Post-swap, Aqua’s three largest service territories are Ohio, Pennsylvania and Texas – three of the biggest shale states in the U.S. As analyst Michael Roomberg of Ladenburg Thalmann noted in a recent research note, Chesapeake Energy recently announced it had bought up mineral rights across 1.3 million acres in eastern Ohio, a land mass estimated to contain natural gas and natural gas liquids worth as much as $20 billion net of production costs.
September brought the news that Aqua had signed a joint venture agreement with Penn Virginia Resource Partners to build a 12-inch diameter steel pipeline to deliver fresh water to shale drillers in the Marcellus play in north-central Pennsylvania. The first 18 miles of the pipeline will be supplying fresh water to Range Resources in 1QFY2012.
While the volume of the pipeline (100,000 barrels per day at full capacity) may seem like small potatoes to larger utilities like American Water, surely the two-pronged approach of territory and distribution system acquisition is a sign of a company looking to distinguish itself among the competition.

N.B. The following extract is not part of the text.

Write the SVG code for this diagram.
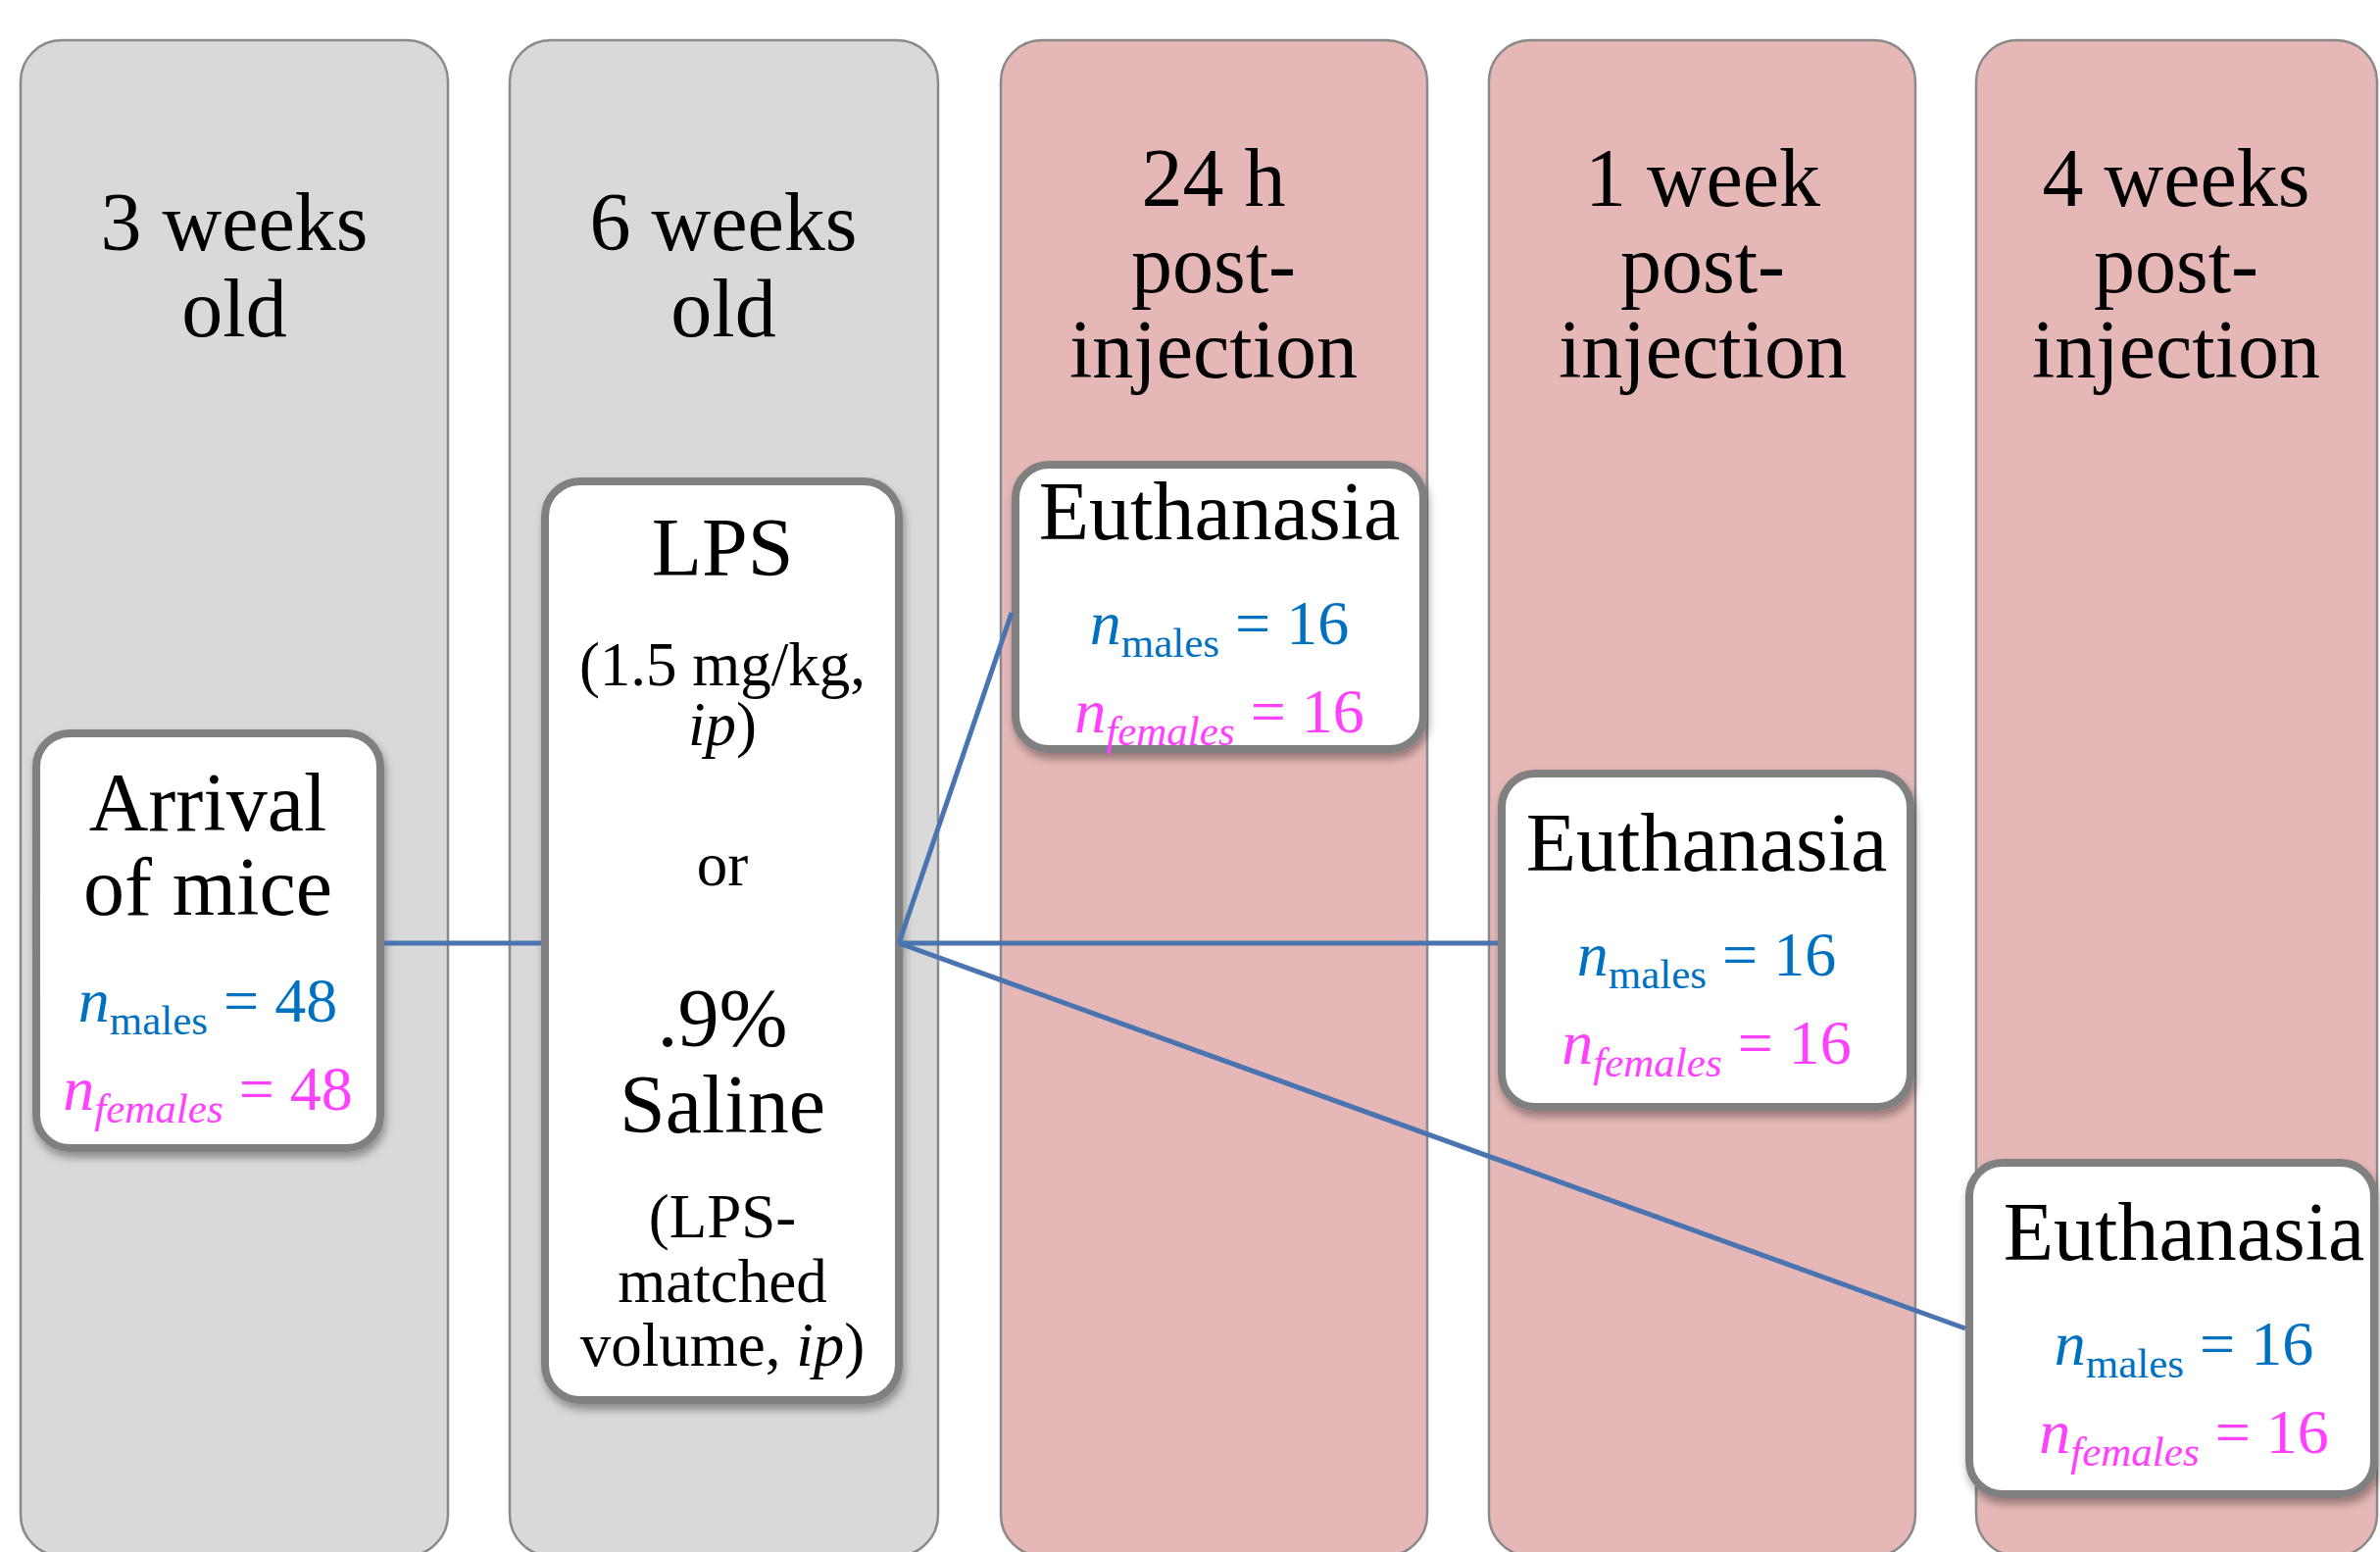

Ladenburg Thalmann estimates the pipeline could bring about $1.7 million in annual cash flow at an 80-percent utilization rate.
“It appears increasingly likely that Aqua’s efforts to provide freshwater to drillers may, in coming months and years, begin shifting from being ‘a nice idea, but not necessarily material’ to ‘a potentially important long-term growth driver,’” Roomberg wrote.
As Chesapeake’s recent activity shows, the frac’ing industry is on its way to the Buckeye State, and not just in the form of flowback and produced water being trucked over from Pennsylvania where it isn’t wanted. When substantial drilling operations are finally established in Ohio, Aqua will be in prime position to capitalize. The industry’s growth in Pennsylvania and Texas will only accelerate as the technology progresses, provided there are no new barriers in the regulatory environment due to political opposition.